Je m’interroge également sur la forme de cette campagne. D’abord, cette vidéo interactive reprend, pour séduire les adolescents, le principe des jeux de rôle dont ils sont friands. Mais elle est censée s’adresser à des esprits fragiles, déjà privés de repères. Ne risque-t-elle pas de leur faire considérer le parcours qui mène au djihadisme comme un jeu dont ils seraient les héros ? Il s’agit de retenir ceux qui ont déjà mis le doigt dans l’engrenage en montrant qu’« il n’est jamais trop tard » pour interrompre le processus.
Mais c’est aussi leur laisser croire que la machine infernale peut être aisément arrêtée tant qu’on n’est pas complètement radicalisé. Ensuite, le djihadisme y est en quelque sorte présenté comme un simple avatar de la crise d’adolescence. Certains adolescents répondraient au malaise fréquent à cet âge en partant faire le djihad, comme naguère ils fumaient des joints ou dérobaient des Ray-Ban dans un grand magasin. C’est, là, une dangereuse banalisation du djihadisme, qui prouve surtout la frilosité du gouvernement sur la question de l’islam.

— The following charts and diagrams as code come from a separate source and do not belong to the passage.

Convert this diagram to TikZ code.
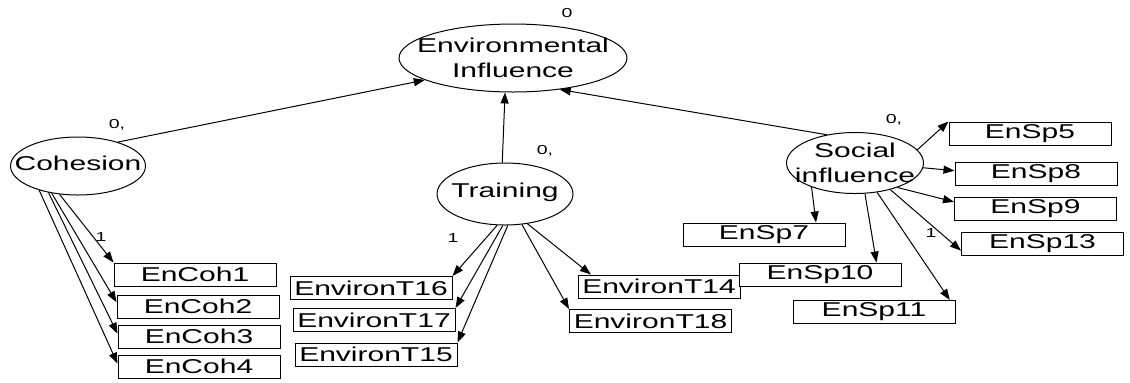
\documentclass[tikz,border=0pt]{standalone}
\usepackage{fontspec}
\setmainfont{Liberation Sans}[FakeStretch=1.5]
\usetikzlibrary{arrows.meta,shapes.geometric}

\begin{document}
\begin{tikzpicture}[x=.5pt,y=-.5pt,line width=.5pt,
  lat/.style={draw,ellipse,inner sep=0pt},
  lattxt/.style={align=center,inner sep=0pt,font=\fontsize{10}{12.5}\selectfont},
  obs/.style={draw,fill=white,minimum width=81pt,minimum height=11.5pt,inner sep=0pt,font=\fontsize{10}{12}\selectfont},
  est/.style={inner sep=0pt,font=\fontsize{6.5}{7}\selectfont},
  arr/.style={-{Triangle[length=5.5pt,width=4pt]}}]
 \useasboundingbox (0,0) rectangle (1130,382);
 \foreach \x/\y/\w/\h/\dy/\id/\txt in
  {513/58/114/34/0/env/{Environmental\\Influence},78/166/67.5/29/1.5/coh/Cohesion,
   505/194/68/31/.8/train/Training,855/163/68.5/30.5/0/soc/{Social\\influence}}{
  \node[lat,minimum width=\w pt,minimum height=\h pt] (\id) at (\x,\y) {};
  \node[lattxt] (\id-t) at ([yshift=\dy pt]\id) {\txt};}
 \foreach \x/\y/\id/\txt in
  {195/274.5/ec1/EnCoh1,198/306.5/ec2/EnCoh2,199/336.5/ec3/EnCoh3,199/366.5/ec4/EnCoh4,
   371/288/et16/EnvironT16,374/320/et17/EnvironT17,376/354.5/et15/EnvironT15,
   659/286.5/et14/EnvironT14,650.5/321/et18/EnvironT18,
   764/234.5/sp7/EnSp7,820/274.5/sp10/EnSp10,874/312/sp11/EnSp11,
   1030/133.5/sp5/EnSp5,1036/173.5/sp8/EnSp8,1035.5/209/sp9/EnSp9,1042.5/243.5/sp13/EnSp13}
  \node[obs] (\id) at (\x,\y) {\txt};
 % structural paths
 \foreach \a/\b in {coh.31/env.194,train.95/env.257,soc.135/env.326}
  \draw[arr] (\a) -- (\b);
 % loadings
 \foreach \a/\b in
  {coh.237/ec1.north west,coh.226/ec2.177,coh.222/ec3.178,coh.212/ec4.178,
   train.256/et16.north east,train.266/et17.north east,train.275/et15.north east,
   train.307/et14.170,train.299/et18.north west,
   soc.209/sp7.13,soc.288/sp10.12,soc.307/sp11.9,
   soc.12/sp5.north west,soc.356/sp8.178,soc.330/sp9.175,soc.323/sp13.185}
  \draw[arr] (\a) -- (\b);
 \foreach \x/\y/\id/\txt in
  {567/13/v-env/0,117/125/v-coh/{0,},545/151/v-train/{0,},894/120/v-soc/{0,},
   101/237/f-coh/1,453/238/f-train/1,931/233/f-soc/1}
  \node[est] (\id) at (\x,\y) {\txt};
\end{tikzpicture}
\end{document}
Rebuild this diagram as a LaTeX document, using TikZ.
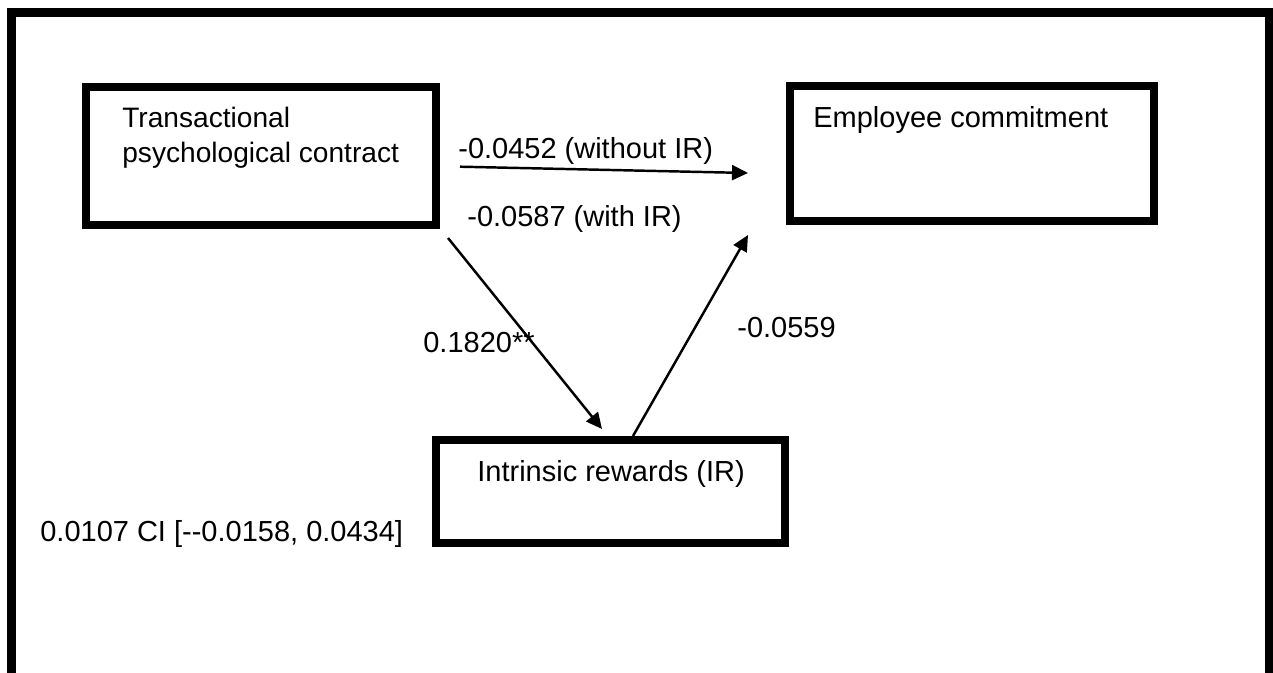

 Cette vidéo comporte, d’ailleurs, une ambiguïté à mon sens significative de l’incohérence du discours officiel sur l’islam. Son slogan (« Se radicaliser, c’est détruire sa famille, sa vie et celle des autres ») présente explicitement le djihadisme comme une radicalisation de l’islam. Or, la radicalisation est le retour aux racines : le djihadisme, loin d’être une excroissance étrangère à l’islam, tiendrait donc bien au principe même de cette religion. Pourtant, on continue à nous dire que l’islam est parfaitement « compatible avec la République ». Il y a, là, quelque chose que je ne comprends décidément pas.

« Toujours le choix » ? En avril et mai prochains, les Français pourront encore choisir celui ou celle qui dirigera le pays. Ensuite, il leur faudra assumer les conséquences de ce choix pendant cinq ans.